Dans cette thèse, nous présentons un modèle opératoire
du lien interprétatif entre la syntaxe et la structure des événements.
Notre hypothèse part du principe que la syntaxe articule ce qu'on pourrait
appeler en faisant un parallèle avec la vision, le contour apparent des
événements. Cette hypothèse nous amène à
réanalyser en termes de configurations asymétriques, la projection
des arguments d'un verbe et en termes de transitions fonctionnelles, les changements
qui ont lieu.
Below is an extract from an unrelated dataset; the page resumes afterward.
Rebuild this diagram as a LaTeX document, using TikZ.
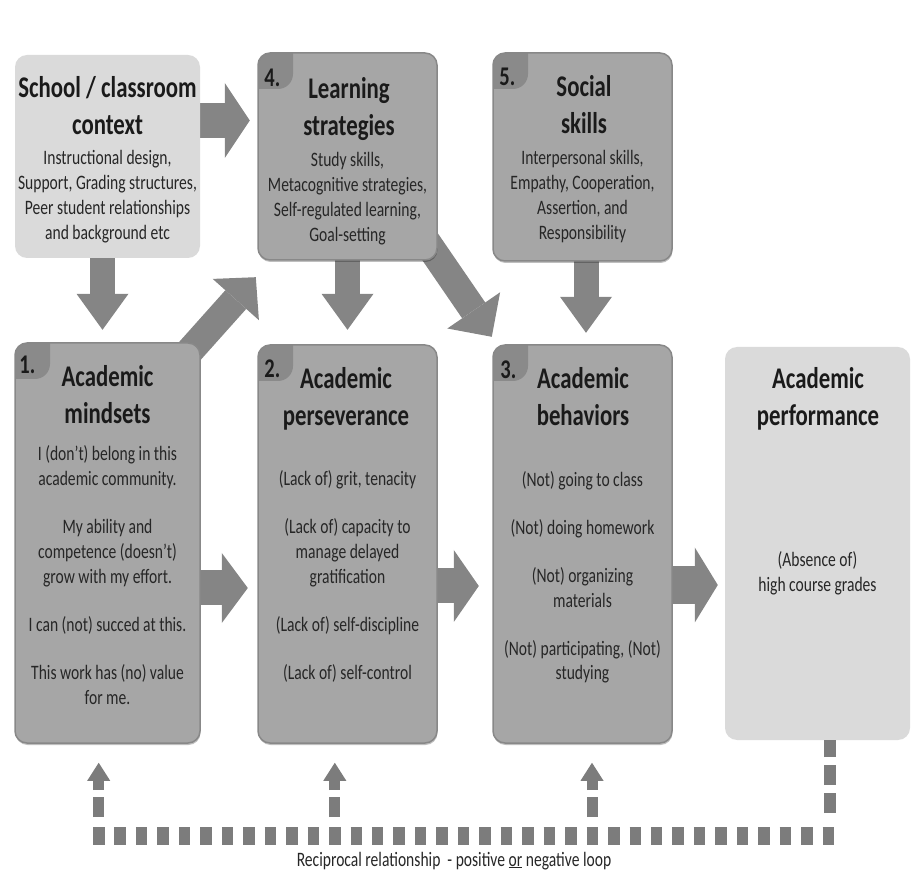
\documentclass[tikz,border=0pt]{standalone}
\usepackage{fontspec}
\setmainfont{Carlito}[FakeStretch=0.76]
\usetikzlibrary{arrows.meta,shadows}
\definecolor{boxdark}{HTML}{A6A6A6}
\definecolor{boxlight}{HTML}{DADADA}
\definecolor{boxedge}{HTML}{888888}
\definecolor{badgecol}{HTML}{8A8A8A}
\definecolor{arrowcol}{HTML}{858585}
\definecolor{loopcol}{HTML}{7C7C7C}
\definecolor{txt}{HTML}{1A1A1A}
\definecolor{bodytxt}{HTML}{262626}
\begin{document}
\begin{tikzpicture}[x=1pt,y=-1pt,
  darkbox/.style={rectangle, rounded corners=12pt, fill=boxdark, draw=boxedge, line width=1.5pt,
    drop shadow={shadow xshift=0.5pt, shadow yshift=-2pt, fill=black, opacity=.25}},
  lightbox/.style={rectangle, rounded corners=12pt, fill=boxlight, draw=none},
  badged/.style={path picture={\fill[badgecol, rounded corners=15pt]
      ([shift={(-20pt,20pt)}]path picture bounding box.north west) rectangle
      ([shift={(35pt,-36pt)}]path picture bounding box.north west);}},
  ttl/.style={font=\fontsize{30}{37}\selectfont\bfseries, text=txt, align=center, inner sep=0pt, anchor=base},
  body/.style={font=\fontsize{20.5}{25}\selectfont, text=bodytxt, align=center, inner sep=0pt, anchor=base},
  num/.style={font=\fontsize{27}{30}\selectfont\bfseries, text=txt, inner sep=0pt, anchor=base west},
  fatarrow/.style n args={3}{color=arrowcol, line width=#1, -{Triangle[width=#2,length=#3,line width=0pt]}},
  looph/.style={draw=loopcol, line width=18pt, dash pattern=on 11.5pt off 9.96pt},
  loopv/.style={draw=loopcol, line width=12pt, dash pattern=on 20pt off 8pt, dash phase=20pt},
  loopup/.style={draw=loopcol, line width=11pt, -{Triangle[width=23pt,length=18pt,line width=0pt]},
    dash pattern=on 20pt off 7pt on 10pt off 10pt, dash phase=37pt},
]
\useasboundingbox (0,0) rectangle (914,874);

\path (107.5,156.5) coordinate (cschool) (347.5,156.5) coordinate (clearn) (582.5,157) coordinate (csocial)
      (107.5,543) coordinate (cmind) (347.5,544) coordinate (cpers) (582.5,544) coordinate (cbeh)
      (817.5,543.5) coordinate (cperf);

% placeholders so that arrows can be drawn behind the boxes
\node[minimum width=185pt, minimum height=203pt, inner sep=0pt] (school) at (cschool) {};
\node[minimum width=179pt, minimum height=207pt, inner sep=0pt] (learn) at (clearn) {};
\node[minimum width=179pt, minimum height=208pt, inner sep=0pt] (social) at (csocial) {};
\node[minimum width=185pt, minimum height=400pt, inner sep=0pt] (mind) at (cmind) {};
\node[minimum width=179pt, minimum height=398pt, inner sep=0pt] (pers) at (cpers) {};
\node[minimum width=179pt, minimum height=398pt, inner sep=0pt] (beh) at (cbeh) {};
\node[minimum width=185pt, minimum height=393pt, inner sep=0pt] (perf) at (cperf) {};

% ---------- fat arrows ----------
\draw[fatarrow={35pt}{75pt}{25pt}, shorten >=8pt] (school.east |- 0,120.5) -- (learn.west |- 0,120.5);
\draw[fatarrow={25pt}{52pt}{36pt}, shorten >=13pt] ([xshift=-5pt]school.south) -- ([xshift=-5pt]mind.north);
\draw[fatarrow={25pt}{52pt}{36pt}, shorten >=15pt] (learn.south) -- (pers.north);
\draw[fatarrow={25pt}{52pt}{36pt}, shorten >=12pt] ([xshift=3.5pt]social.south) -- ([xshift=3.5pt]beh.north);
\draw[fatarrow={28pt}{62pt}{30pt}] ([shift={(-20pt,-19pt)}]mind.north east) -- ([shift={(-2pt,-17pt)}]learn.south west);
\draw[fatarrow={28pt}{64pt}{32pt}] ([shift={(-13pt,22pt)}]learn.south east) -- ([shift={(-1pt,8pt)}]beh.north west);
\draw[fatarrow={35pt}{70pt}{26pt}, shorten >=10pt] (mind.east |- 0,588) -- (pers.west |- 0,588);
\draw[fatarrow={35pt}{72pt}{25pt}, shorten >=14pt] (pers.east |- 0,586) -- (beh.west |- 0,586);
\draw[fatarrow={38pt}{75pt}{23pt}, shorten >=7pt] (beh.east |- 0,585) -- (perf.west |- 0,585);

% ---------- visible boxes ----------
\node[lightbox, minimum width=185pt, minimum height=203pt] (schoolbox) at (cschool) {};
\node[darkbox, badged, minimum width=179pt, minimum height=207pt] (learnbox) at (clearn) {};
\node[darkbox, badged, minimum width=179pt, minimum height=208pt] (socialbox) at (csocial) {};
\node[darkbox, badged, minimum width=185pt, minimum height=400pt] (mindbox) at (cmind) {};
\node[darkbox, badged, minimum width=179pt, minimum height=398pt] (persbox) at (cpers) {};
\node[darkbox, badged, minimum width=179pt, minimum height=398pt] (behbox) at (cbeh) {};
\node[lightbox, minimum width=185pt, minimum height=393pt] (perfbox) at (cperf) {};

% ---------- numbers ----------
\node[num] (n1) at ([shift={(5pt,-31pt)}]mindbox.north west) {1.};
\node[num] (n2) at ([shift={(7pt,-33pt)}]persbox.north west) {2.};
\node[num] (n3) at ([shift={(8pt,-34pt)}]behbox.north west) {3.};
\node[num] (n4) at ([shift={(7pt,-34pt)}]learnbox.north west) {4.};
\node[num] (n5) at ([shift={(7pt,-33pt)}]socialbox.north west) {5.};

% ---------- titles (anchored at the baseline of the last line) ----------
\node[ttl] (schoolT) at (107.5,135) {School / classroom\\context};
\node[ttl] (learnT) at (349,136) {Learning\\strategies};
\node[ttl] (socialT) at (584,134) {Social\\skills};
\node[ttl] (mindT) at (107.5,424) {Academic\\mindsets};
\node[ttl] (persT) at (346,426) {Academic\\perseverance};
\node[ttl] (behT) at (583,426) {Academic\\behaviors};
\node[ttl] (perfT) at (818,426) {Academic\\performance};

% ---------- bodies (anchored at the baseline of the last line) ----------
\node[body] (schoolB) at (107.5,240) {Instructional design,\\Support, Grading structures,\\Peer student relationships\\and background etc};
\node[body] (learnB) at (347.5,242) {Study skills,\\Metacognitive strategies,\\Self-regulated learning,\\Goal-setting};
\node[body] (socialB) at (582.5,240) {Interpersonal skills,\\Empathy, Cooperation,\\Assertion, and\\Responsibility};
\node[body] (mindB) at (107.5,704) {I (don't) belong in this\\academic community.\\[23pt]My ability and\\competence (doesn't)\\grow with my effort.\\[23pt]I can (not) succed at this.\\[23pt]This work has (no) value\\for me.};
\node[body] (persB) at (347.5,679) {(Lack of) grit, tenacity\\[23pt](Lack of) capacity to\\manage delayed\\gratification\\[23pt](Lack of) self-discipline\\[23pt](Lack of) self-control};
\node[body] (behB) at (582.5,680) {(Not) going to class\\[23pt](Not) doing homework\\[23pt](Not) organizing\\materials\\[23pt](Not) participating, (Not)\\studying};
\node[body] (perfB) at (817.5,592) {(Absence of)\\high course grades};

% ---------- reciprocal loop ----------
\coordinate (loopSE) at (834,836);
\coordinate (loopSW) at (93,836);
\draw[loopv] (830,821) -- ([xshift=12.5pt]perfbox.south);
\draw[looph] (loopSW) -- (loopSE);
\draw[loopup] (98.7,827) -- ([yshift=-19pt]mindbox.south -| 98.7,0);
\draw[loopup] (334.8,827) -- ([yshift=-19pt]persbox.south -| 334.8,0);
\draw[loopup] (592,827) -- ([yshift=-19pt]behbox.south -| 592,0);
\node[font=\fontsize{20.5}{23}\selectfont, text=bodytxt, anchor=base, inner sep=0pt] (loopL) at (454,866)
  {Reciprocal relationship \ - positive \underline{or} negative loop};
\end{tikzpicture}
\end{document}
Le modèle définit ainsi une structure relationnelle
et opérationnelle permettant d'envisager la signification de l'événement
comme une chaîne d'interactions locales entre des objets, chaîne
qui se trouve à induire une séquence de configurations locales.
Cette conception théorique nous permet d'offrir une définition
aspectuelle des rôles thématiques et d'intégrer de manière
naturelle l'apport des informations temporelles et spatiales dans l'interprétation
de ces concepts.
Notre analyse est computationnelle dans le sens qu'elle définit un lien
entre deux types de représentations (la syntaxe et les événements).
C'est donc au niveau de la compétence (le computationnel au sens de Marr,
1982) et non au niveau algorithmique ou physique que se situe notre exposé.
Le modèle proposé est à la fois explicatif et opérationnel.
Il permet d'une part, d'associer aux significations de nature événementielle
une structure pouvant rendre compte des changements qui ont lieu et des types
d'objets/individus qui participent à ces changements et d'autre part,
de générer (entendre calculer) l'événement abstrait
par l'intermédiaire de leur structure de signification.
Puisque selon une hypothèse largement admise en grammaire générative
depuis plusieurs années, la syntaxe entre en relation, à plusieurs
niveaux, avec différents types d'informations (connaissances du monde,
représentations visuelles, espaces de croyances, mémoire, etc.),
nous envisageons donc ici un sous-problème de l'interprétation
sémantique. Notre analyse ne propose pas, contrairement à plusieurs
recherches en linguistique computationnelle portant sur ce thème, une
reconstruction de formules logiques ou représentationnelles pour vérifier
l'adéquation de la théorie. Nous envisageons plutôt de générer
des images en lieu et place de ces expressions formelles. Ces scènes
visuelles permettent ainsi de visualiser la sémantique abstraite d'un
énoncé.
Les structures proposées pour rendre compte de la sémantique de
coutour des événements permettent ainsi des ajouts contextuels
variés (positionnement selon un système de coordonnées,
dimensionalité, vitesse, déplacement possible, etc.) afin de produire
les images des participants en action. Plus particulièrement, ces ajouts
ne déforment pas les structures événementielles de base
portant à croire que ces relations constituent la base des significations
des énoncés désignant des événements. Le
modèle supporte ainsi la thèse que l'interprétation des
événements peut se faire directement à partir des configurations
syntaxiques.
Trois caractéristiques sous-jacentes aux structures d'événement
guident l'élaboration du modèle: la directionalité, l'asymétrie
et la dynamicité . La première permet d'une part d'établir
un lien entre la structure relationnelle du modèle et des structures
arborescentes et d'autre part, de distinguer l'interprétation contextuelle
(ou situationnelle) de sa structure générative sous-jacente, la
directionalité constituant la base des interprétations. Ce faisant,
le modèle propose ainsi d'éliminer de la grammaire des notions
qui ne sont interprétables et discernables que si l'événement
est situé c'est-à-dire globalement interprété (les
rôles thématiques), notions qui peuvent être dérivées
des propriétés asymétriques du modèle. La troisième,
permet de rendre opératoire (entendre générative) les significations
abstraites ainsi modélisées et de rendre compte de la dynamique
interne de tout événement (ancrage temporel et aspectuel).
Notre analyse n'est pas, contrairement à plusieurs études sur
le sujet, empiriquement fondée. Elle est le résultat d'une recherche
approfondie des solutions qui ont été proposées en linguistique
mais aussi dans d'autres domaines, plus particulièrement en Intelligence
Artificielle et en psychologie, pour rendre compte des faits d'interprétation.
C'est donc une synthèse des solutions beaucoup plus qu'une analyse de
faits particuliers qui guide notre cheminement.